Task description :: From the first line of the listing below to the line with "1.253, 1.182, 1.161];", print each line exactly, and nothing more. Leave out the pictures.

+++ Supplied information

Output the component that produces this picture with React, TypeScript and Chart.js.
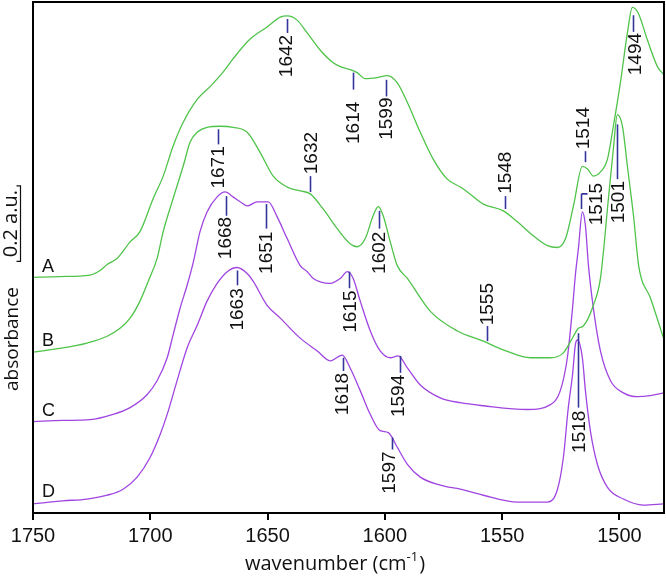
import React, { useEffect, useRef } from 'react';
import { Chart, registerables } from 'chart.js';

Chart.register(...registerables);

// ---- Data (wavenumber in cm^-1, absorbance incl. vertical offset, a.u.) ----
const wnA = [1750, 1738.5, 1725.7, 1721.4, 1718.4, 1714.2, 1708.6, 1704.4, 1698.8, 1694.5, 1690.3, 1686.0, 1680.0, 1674.5, 1668.9, 1666.0, 1661.7, 1657.4, 1650.2, 1644.6, 1641.6, 1637.4, 1633.1, 1627.6, 1622.0, 1619.0, 1614.8, 1611.8, 1608.4, 1603.2, 1599.0, 1594.7, 1590.4, 1584.9, 1579.4, 1573.4, 1567.8, 1564.8, 1558.0, 1549.5, 1543.5, 1536.7, 1530.7, 1526.5, 1523.0, 1519.6, 1515.8, 1513.6, 1511.1, 1508.1, 1505.1, 1502.6, 1499.6, 1496.6, 1494.5, 1492.0, 1488.1, 1483.8, 1481.2];
const absA = [0.624, 0.626, 0.630, 0.642, 0.658, 0.674, 0.718, 0.745, 0.832, 0.892, 0.971, 1.034, 1.095, 1.129, 1.168, 1.192, 1.226, 1.255, 1.287, 1.313, 1.316, 1.305, 1.271, 1.226, 1.192, 1.182, 1.174, 1.166, 1.150, 1.153, 1.158, 1.139, 1.087, 1.008, 0.937, 0.884, 0.863, 0.850, 0.818, 0.800, 0.771, 0.734, 0.708, 0.703, 0.726, 0.813, 0.918, 0.911, 0.892, 0.903, 0.937, 1.024, 1.139, 1.271, 1.339, 1.324, 1.253, 1.182, 1.161];

const wnB = [1750, 1737.2, 1727.0, 1718.4, 1712.9, 1708.6, 1704.4, 1700.9, 1697.1, 1694.5, 1690.3, 1686.0, 1683.0, 1680.0, 1675.8, 1670.2, 1664.7, 1658.7, 1653.2, 1647.6, 1641.6, 1636.1, 1631.8, 1626.3, 1620.3, 1614.8, 1611.8, 1608.4, 1605.0, 1602.8, 1600.7, 1597.7, 1594.7, 1590.4, 1580.6, 1569.1, 1558.0, 1549.5, 1537.9, 1529.4, 1523.9, 1519.6, 1517.5, 1515.4, 1511.1, 1508.1, 1504.7, 1502.6, 1500.9, 1498.7, 1496.6, 1494.0, 1491.8, 1486.7, 1481.2];
const absB = [0.426, 0.437, 0.450, 0.468, 0.489, 0.516, 0.561, 0.613, 0.674, 0.745, 0.832, 0.918, 0.982, 1.008, 1.021, 1.024, 1.021, 1.008, 0.955, 0.892, 0.863, 0.853, 0.845, 0.805, 0.753, 0.713, 0.705, 0.726, 0.787, 0.811, 0.787, 0.718, 0.655, 0.621, 0.534, 0.482, 0.455, 0.432, 0.411, 0.411, 0.424, 0.468, 0.489, 0.495, 0.550, 0.621, 0.832, 0.963, 1.055, 1.024, 0.918, 0.787, 0.655, 0.568, 0.463];

const wnC = [1750, 1737.2, 1725.7, 1715.9, 1708.6, 1701.4, 1697.1, 1692.8, 1690.3, 1687.3, 1684.3, 1681.7, 1678.8, 1675.8, 1671.5, 1668.1, 1664.7, 1661.7, 1658.7, 1654.4, 1649.7, 1645.9, 1641.6, 1636.1, 1633.1, 1630.5, 1623.3, 1619.0, 1616.0, 1613.5, 1610.5, 1606.2, 1602.0, 1597.7, 1594.3, 1590.4, 1584.9, 1576.4, 1567.8, 1558.0, 1539.2, 1529.4, 1525.2, 1522.2, 1520.0, 1518.8, 1517.5, 1515.8, 1514.5, 1513.2, 1511.1, 1508.1, 1503.8, 1498.3, 1492.3, 1486.8, 1481.2];
const absC = [0.242, 0.245, 0.247, 0.261, 0.279, 0.313, 0.350, 0.411, 0.471, 0.542, 0.603, 0.663, 0.745, 0.797, 0.837, 0.850, 0.837, 0.824, 0.813, 0.824, 0.824, 0.784, 0.726, 0.655, 0.639, 0.621, 0.608, 0.621, 0.639, 0.621, 0.561, 0.482, 0.429, 0.411, 0.416, 0.384, 0.339, 0.305, 0.292, 0.284, 0.274, 0.287, 0.324, 0.411, 0.542, 0.629, 0.700, 0.797, 0.761, 0.655, 0.542, 0.429, 0.350, 0.318, 0.308, 0.311, 0.318];

const wnD = [1750, 1737.2, 1727.0, 1718.4, 1711.6, 1705.6, 1700.1, 1695.8, 1692.8, 1688.6, 1684.3, 1680.0, 1675.8, 1671.5, 1667.2, 1663.0, 1658.7, 1656.1, 1650.2, 1644.6, 1636.1, 1628.8, 1623.3, 1618.2, 1614.8, 1610.5, 1606.2, 1602.0, 1598.5, 1594.7, 1590.4, 1584.9, 1576.4, 1567.8, 1558.0, 1543.5, 1530.7, 1526.5, 1523.9, 1521.8, 1520.0, 1518.8, 1517.9, 1515.8, 1514.5, 1512.4, 1509.4, 1505.1, 1498.3, 1489.8, 1481.2];
const absD = [0.024, 0.032, 0.037, 0.047, 0.063, 0.095, 0.147, 0.208, 0.261, 0.350, 0.437, 0.497, 0.561, 0.608, 0.639, 0.650, 0.634, 0.613, 0.550, 0.516, 0.463, 0.429, 0.403, 0.418, 0.384, 0.324, 0.261, 0.218, 0.213, 0.174, 0.129, 0.095, 0.074, 0.063, 0.047, 0.029, 0.029, 0.061, 0.147, 0.279, 0.366, 0.445, 0.458, 0.411, 0.324, 0.218, 0.129, 0.068, 0.037, 0.021, 0.024];

const curveNames = ['A', 'B', 'C', 'D'];
const curveNameWn = [1746.2, 1746.2, 1746.2, 1746.2];
const curveNameAbs = [0.639, 0.442, 0.258, 0.042];

const xTickValues = [1750, 1700, 1650, 1600, 1550, 1500];
const xMin = 1481;
const xMax = 1750;
const yMin = 0;
const yMax = 1.353;

// peak annotations
const annLabels = ['1642', '1614', '1599', '1548', '1514', '1494', '1671', '1632', '1602', '1555', '1515', '1501', '1668', '1651', '1663', '1615', '1594', '1618', '1597', '1518'];
const annWn = [1641.6, 1613.6, 1599.5, 1548.6, 1514.5, 1494.2, 1671.2, 1632.1, 1602.7, 1556.5, 1516.2, 1500.9, 1667.7, 1650.6, 1663.1, 1615.5, 1593.7, 1617.9, 1597.0, 1517.7];
const annTop = [1.308, 1.166, 1.147, 0.839, 0.958, 1.318, 1.016, 0.892, 0.800, 0.495, 0.845, 1.029, 0.839, 0.818, 0.642, 0.639, 0.416, 0.411, 0.200, 0.476];
const annBottom = [1.271, 1.121, 1.103, 0.805, 0.929, 1.274, 0.976, 0.850, 0.753, 0.455, 0.805, 0.884, 0.787, 0.753, 0.603, 0.595, 0.371, 0.376, 0.168, 0.279];
const annLabelAt = [1.266, 1.089, 1.100, 0.845, 0.963, 1.271, 0.971, 0.897, 0.745, 0.497, 0.818, 0.879, 0.784, 0.745, 0.595, 0.589, 0.366, 0.371, 0.163, 0.271];
const annSide = ['below', 'below', 'below', 'above', 'above', 'below', 'below', 'above', 'below', 'above', 'right', 'below', 'below', 'below', 'below', 'below', 'below', 'below', 'below', 'below'];
const annLabelWn = [1642.3, 1613.6, 1599.5, 1548.9, 1515.7, 1493.5, 1671.2, 1631.7, 1602.7, 1556.5, 1510.2, 1500.5, 1668.1, 1650.6, 1663.3, 1614.8, 1594.3, 1618.2, 1598.5, 1517.2];

const scaleBarFrom = 0.666;
const scaleBarSize = 0.2;

const GREEN = '#4fc34a';
const PURPLE = '#a045e0';
const TICKBLUE = '#34349c';
const NUMFONT = '"Liberation Sans", Arial, sans-serif';
const TXTFONT = '"Open Sans", "Liberation Sans", sans-serif';

const toPts = (wn: number[], ab: number[]) => wn.map((w, i) => ({ x: w, y: ab[i] }));

const overlayPlugin = {
  id: 'overlay',
  afterDatasetsDraw(chart: any) {
    const { ctx, chartArea: a, scales } = chart;
    const xs = scales.x;
    const ys = scales.y;
    ctx.save();

    // frame
    ctx.strokeStyle = '#000';
    ctx.lineWidth = 2;
    ctx.strokeRect(a.left, a.top, a.right - a.left, a.bottom - a.top);

    // peak annotations
    ctx.font = `19px ${NUMFONT}`;
    ctx.textBaseline = 'middle';
    for (let i = 0; i < annLabels.length; i++) {
      const px = Math.round(xs.getPixelForValue(annWn[i])) + 0.5;
      const yt = ys.getPixelForValue(annTop[i]);
      const yb = ys.getPixelForValue(annBottom[i]);
      ctx.strokeStyle = TICKBLUE;
      ctx.lineWidth = 1.6;
      ctx.beginPath();
      ctx.moveTo(px, yt);
      ctx.lineTo(px, yb);
      if (annSide[i] === 'right') {
        ctx.moveTo(px, yt);
        ctx.lineTo(px + 6, yt);
      }
      ctx.stroke();

      const lx = xs.getPixelForValue(annLabelWn[i]);
      const ly = ys.getPixelForValue(annLabelAt[i]);
      ctx.fillStyle = '#111';
      ctx.save();
      ctx.translate(lx + 1, ly);
      ctx.rotate(-Math.PI / 2);
      if (annSide[i] === 'below') ctx.textAlign = 'right';
      else if (annSide[i] === 'above') ctx.textAlign = 'left';
      else ctx.textAlign = 'center';
      ctx.fillText(annLabels[i], 0, 0);
      ctx.restore();
    }

    // curve names
    ctx.fillStyle = '#111';
    ctx.font = `18px ${NUMFONT}`;
    ctx.textAlign = 'left';
    ctx.textBaseline = 'alphabetic';
    for (let i = 0; i < curveNames.length; i++) {
      ctx.fillText(curveNames[i], xs.getPixelForValue(curveNameWn[i]), ys.getPixelForValue(curveNameAbs[i]));
    }

    // scale bar
    const sb1 = ys.getPixelForValue(scaleBarFrom);
    const sb2 = ys.getPixelForValue(scaleBarFrom + scaleBarSize);
    const bx = 20.5;
    ctx.strokeStyle = '#111';
    ctx.lineWidth = 1.2;
    ctx.beginPath();
    ctx.moveTo(bx - 4, sb2);
    ctx.lineTo(bx, sb2);
    ctx.lineTo(bx, sb1);
    ctx.lineTo(bx - 4, sb1);
    ctx.stroke();
    ctx.font = `20px ${TXTFONT}`;
    ctx.save();
    ctx.translate(17, (sb1 + sb2) / 2);
    ctx.rotate(-Math.PI / 2);
    ctx.textAlign = 'center';
    ctx.textBaseline = 'alphabetic';
    ctx.fillText('0.2 a.u.', 0, 0);
    ctx.restore();

    // y title
    ctx.save();
    ctx.translate(18, 339);
    ctx.rotate(-Math.PI / 2);
    ctx.textAlign = 'center';
    ctx.textBaseline = 'alphabetic';
    ctx.font = `19px ${TXTFONT}`;
    ctx.fillText('absorbance', 0, 0);
    ctx.restore();

    // x title with superscript
    const base = a.bottom + 57;
    const p1 = 'wavenumber (cm';
    const p3 = ')';
    ctx.font = `20px ${TXTFONT}`;
    const w1 = ctx.measureText(p1).width;
    const w3 = ctx.measureText(p3).width;
    ctx.font = `13px ${TXTFONT}`;
    const w2 = ctx.measureText('-1').width;
    const total = w1 + w2 + w3 + 1;
    let sx = 335 - total / 2;
    ctx.textAlign = 'left';
    ctx.font = `20px ${TXTFONT}`;
    ctx.fillText(p1, sx, base);
    sx += w1;
    ctx.font = `13px ${TXTFONT}`;
    ctx.fillText('-1', sx, base - 9);
    sx += w2 + 1;
    ctx.font = `20px ${TXTFONT}`;
    ctx.fillText(p3, sx, base);

    ctx.restore();
  },
};

export default function App() {
  const ref = useRef<HTMLCanvasElement | null>(null);

  useEffect(() => {
    document.body.style.margin = '0';
    const canvas = ref.current;
    if (!canvas) return;
    const chart = new Chart(canvas, {
      type: 'line',
      data: {
        datasets: [
          { label: 'A', data: toPts(wnA, absA), borderColor: GREEN },
          { label: 'B', data: toPts(wnB, absB), borderColor: GREEN },
          { label: 'C', data: toPts(wnC, absC), borderColor: PURPLE },
          { label: 'D', data: toPts(wnD, absD), borderColor: PURPLE },
        ].map((d) => ({
          ...d,
          borderWidth: 1.3,
          pointRadius: 0,
          fill: false,
          cubicInterpolationMode: 'monotone' as const,
        })),
      },
      options: {
        animation: false,
        responsive: false,
        devicePixelRatio: 1,
        layout: { padding: { left: 33, right: 2, top: 2, bottom: 25 } },
        plugins: { legend: { display: false }, tooltip: { enabled: false } },
        scales: {
          x: {
            type: 'linear',
            reverse: true,
            min: xMin,
            max: xMax,
            afterBuildTicks: (scale: any) => {
              scale.ticks = xTickValues.map((v) => ({ value: v }));
            },
            ticks: {
              color: '#111',
              font: { family: NUMFONT, size: 20 },
              padding: 4,
              maxRotation: 0,
              autoSkip: false,
              callback: (v: any) => String(v),
            },
            grid: {
              display: true,
              drawOnChartArea: false,
              drawTicks: true,
              tickLength: 7,
              color: '#000',
              lineWidth: 2,
            },
            border: { display: true, color: '#000', width: 2 },
          },
          y: {
            type: 'linear',
            display: false,
            min: yMin,
            max: yMax,
          },
        },
      },
      plugins: [overlayPlugin],
    });
    return () => chart.destroy();
  }, []);

  return (
    <div style={{ width: 666, height: 577 }}>
      <canvas ref={ref} width={666} height={577} style={{ display: 'block' }} />
    </div>
  );
}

++++++

Finished answer ::
Output the component that produces this picture with React, TypeScript and Chart.js.
import React, { useEffect, useRef } from 'react';
import { Chart, registerables } from 'chart.js';

Chart.register(...registerables);

// ---- Data (wavenumber in cm^-1, absorbance incl. vertical offset, a.u.) ----
const wnA = [1750, 1738.5, 1725.7, 1721.4, 1718.4, 1714.2, 1708.6, 1704.4, 1698.8, 1694.5, 1690.3, 1686.0, 1680.0, 1674.5, 1668.9, 1666.0, 1661.7, 1657.4, 1650.2, 1644.6, 1641.6, 1637.4, 1633.1, 1627.6, 1622.0, 1619.0, 1614.8, 1611.8, 1608.4, 1603.2, 1599.0, 1594.7, 1590.4, 1584.9, 1579.4, 1573.4, 1567.8, 1564.8, 1558.0, 1549.5, 1543.5, 1536.7, 1530.7, 1526.5, 1523.0, 1519.6, 1515.8, 1513.6, 1511.1, 1508.1, 1505.1, 1502.6, 1499.6, 1496.6, 1494.5, 1492.0, 1488.1, 1483.8, 1481.2];
const absA = [0.624, 0.626, 0.630, 0.642, 0.658, 0.674, 0.718, 0.745, 0.832, 0.892, 0.971, 1.034, 1.095, 1.129, 1.168, 1.192, 1.226, 1.255, 1.287, 1.313, 1.316, 1.305, 1.271, 1.226, 1.192, 1.182, 1.174, 1.166, 1.150, 1.153, 1.158, 1.139, 1.087, 1.008, 0.937, 0.884, 0.863, 0.850, 0.818, 0.800, 0.771, 0.734, 0.708, 0.703, 0.726, 0.813, 0.918, 0.911, 0.892, 0.903, 0.937, 1.024, 1.139, 1.271, 1.339, 1.324, 1.253, 1.182, 1.161];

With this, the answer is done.